If successful, the program could be expanded to meatpacking plants in the surrounding states of Colorado, Kansas and Minnesota. "The ultimate objective is to open up jobs for people working legally," Jerry Heinauer, director of the INS district office in Omaha, told NCR.
But some say finding those legal workers will be tough for meatpacking jobs that are difficult and dangerous, and in a state where unemployment is at about 3 percent.
One meatpacking manager told The Omaha World-Herald, "If they've got a pulse, we'll take an application. We're really strapped from time to time. We've got such high turnover, as much of our industry does."
The American Meat Institute, a national organization representing meat slaughterers and processors and their suppliers, said that turnover requires employers to hire two or three trainees to fill one job vacancy long-term.
Critics also say Operation Vanguard will negatively affect the economies of Nebraska and Iowa, both heavily dependent on agriculture. Beyond the plants directly involved, consequences of the operation could reach into related businesses, from livestock and grain producers to truckers.

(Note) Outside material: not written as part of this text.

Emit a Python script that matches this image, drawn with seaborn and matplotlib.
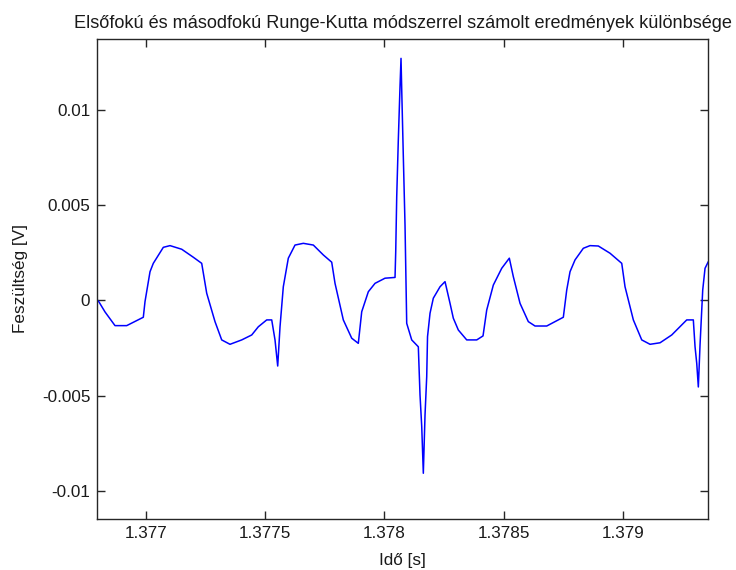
import numpy as np
import pandas as pd
import matplotlib
matplotlib.use("Agg")
import matplotlib.pyplot as plt
import seaborn as sns

# time offset from 1.377 s, in microseconds
t_offset_us = [-204.3, -197.1, -172.0, -130.0, -81.0, -11.3, -4.2, 16.8, 30.6, 72.6,
               100.7, 149.7, 198.4, 233.6, 254.6, 289.4, 317.5, 352.3, 401.4, 443.4,
               471.1, 506.3, 527.3, 541.1, 552.4, 562.1, 575.9, 596.9, 625.0, 659.8,
               701.8, 743.7, 778.9, 792.8, 827.6, 862.8, 890.5, 904.8, 932.5, 960.6,
               1002.5, 1044.5, 1047.4, 1051.6, 1058.3, 1065.4, 1069.6, 1072.6, 1079.3, 1086.4,
               1093.5, 1114.5, 1142.2, 1149.3, 1156.5, 1163.2, 1170.3, 1177.4, 1180.8, 1191.3,
               1205.1, 1233.2, 1254.2, 1275.2, 1289.0, 1310.0, 1345.2, 1387.2, 1413.6, 1429.1,
               1456.8, 1492.0, 1523.9, 1540.7, 1568.8, 1603.6, 1631.7, 1680.8, 1750.4, 1764.7,
               1778.5, 1799.5, 1834.3, 1862.4, 1897.2, 1946.3, 1995.4, 2009.2, 2044.1, 2079.3,
               2114.1, 2156.1, 2205.1, 2268.0, 2295.7, 2302.9, 2310.0, 2316.7, 2323.8, 2335.1,
               2344.8, 2358.6]

voltage_diff = [0.00003, -0.00008, -0.00060, -0.00132, -0.00132, -0.00088, -0.00006, 0.00151, 0.00195, 0.00279,
                0.00288, 0.00269, 0.00227, 0.00195, 0.00038, -0.00111, -0.00207, -0.00230, -0.00207, -0.00181,
                -0.00138, -0.00102, -0.00102, -0.00207, -0.00344, -0.00138, 0.00072, 0.00222, 0.00291, 0.00300,
                0.00291, 0.00239, 0.00201, 0.00090, -0.00102, -0.00198, -0.00225, -0.00059, 0.00046, 0.00090,
                0.00117, 0.00121, 0.00256, 0.00545, 0.00843, 0.01122, 0.01271, 0.01105, 0.00755, 0.00396,
                -0.00120, -0.00207, -0.00243, -0.00496, -0.00662, -0.00907, -0.00601, -0.00400, -0.00190, -0.00067,
                0.00012, 0.00072, 0.00099, -0.00015, -0.00093, -0.00155, -0.00207, -0.00207, -0.00186, -0.00050,
                0.00081, 0.00169, 0.00222, 0.00125, -0.00015, -0.00111, -0.00134, -0.00134, -0.00088, 0.00055,
                0.00151, 0.00213, 0.00274, 0.00288, 0.00286, 0.00248, 0.00195, 0.00072, -0.00102, -0.00207,
                -0.00230, -0.00222, -0.00181, -0.00102, -0.00102, -0.00243, -0.00330, -0.00454, -0.00234, 0.00055,
                0.00169, 0.00204]

x_ticks = [1.377, 1.3775, 1.378, 1.3785, 1.379]
x_tick_labels = ["1.377", "1.3775", "1.378", "1.3785", "1.379"]
y_ticks = [0.01, 0.005, 0.0, -0.005, -0.01]
y_tick_labels = ["0.01", "0.005", "0", "-0.005", "-0.01"]

title_text = "Elsőfokú és másodfokú Runge-Kutta módszerrel számolt eredmények különbsége"
x_label = "Idő [s]"
y_label = "Feszültség [V]"

df = pd.DataFrame({"t": 1.377 + np.array(t_offset_us) * 1e-6, "v": voltage_diff})

sns.set_theme(style="white")
plt.rcParams["font.family"] = ["Liberation Sans", "DejaVu Sans"]
plt.rcParams["axes.unicode_minus"] = False

fig = plt.figure(figsize=(7.36, 5.70), dpi=100)
fig.patch.set_facecolor("white")
ax = fig.add_axes([0.1322, 0.0895, 0.9624 - 0.1322, 0.9316 - 0.0895])

sns.lineplot(data=df, x="t", y="v", ax=ax, sort=False, estimator=None,
             color="#0000ff", linewidth=1.1)

ax.set_xlim(1.3767957, 1.3793586)
ax.set_ylim(-0.01147, 0.013727)
ax.set_xticks(x_ticks)
ax.set_xticklabels(x_tick_labels)
ax.set_yticks(y_ticks)
ax.set_yticklabels(y_tick_labels)

for s in ax.spines.values():
    s.set_visible(True)
    s.set_color("#262626")
    s.set_linewidth(1.0)

ax.tick_params(axis="both", which="both", direction="in", length=6, width=1.0,
               color="#262626", top=True, right=True, bottom=True, left=True,
               labelsize=12.3, labelcolor="#1a1a1a", pad=5)

ax.set_xlabel(x_label, fontsize=12.3, color="#1a1a1a", labelpad=9)
ax.set_ylabel(y_label, fontsize=12.3, color="#1a1a1a", labelpad=10)
ax.set_title(title_text, fontsize=13.1, color="#1a1a1a", pad=8)
ax.grid(False)

fig.savefig("out.png", dpi=100, facecolor="white")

"It does surprise me that the state of Nebraska is not more incensed," said a meatpacking industry official, who requested anonymity. "If the INS is right and 25 percent of the industry's workers are illegal, if production of beef subsides by 25 percent, it would show up Monday morning -- everything will curtail by 25 percent."
In December, 103 meatpacking companies in Nebraska and Western Iowa turned over their employee records under subpoena. After review, the INS said it will compile a list for each facility noting fraudulent documents, present them to employers and in March, schedule appointments at plants to talk with employees with suspect papers. Arrests might occur at that time, the INS said.
While the INS contends that Operation Vanguard will be less stressful or disruptive than the previous strategy of unannounced occasional raids, Sasha Khokha of the National Network for Immigration and Refugee Rights said that new enforcement tactics will have the same consequences. "They may not be as aggressive or as visible, but they lead to many of the same kinds of civil rights concerns and traumas," she said.
The network is particularly concerned with Nebraska, where the immigrant population has rapidly expanded in the past 10 years but where few advocacy groups are active. The network has followed local Nebraska activists grappling with Operation Vanguard and encouraged them to share their experience with other areas that may soon be facing the same situation. "The mobilization seen [in Nebraska] has been quite incredible considering there hasn't been a previously established movement for immigrant rights," Khokha said.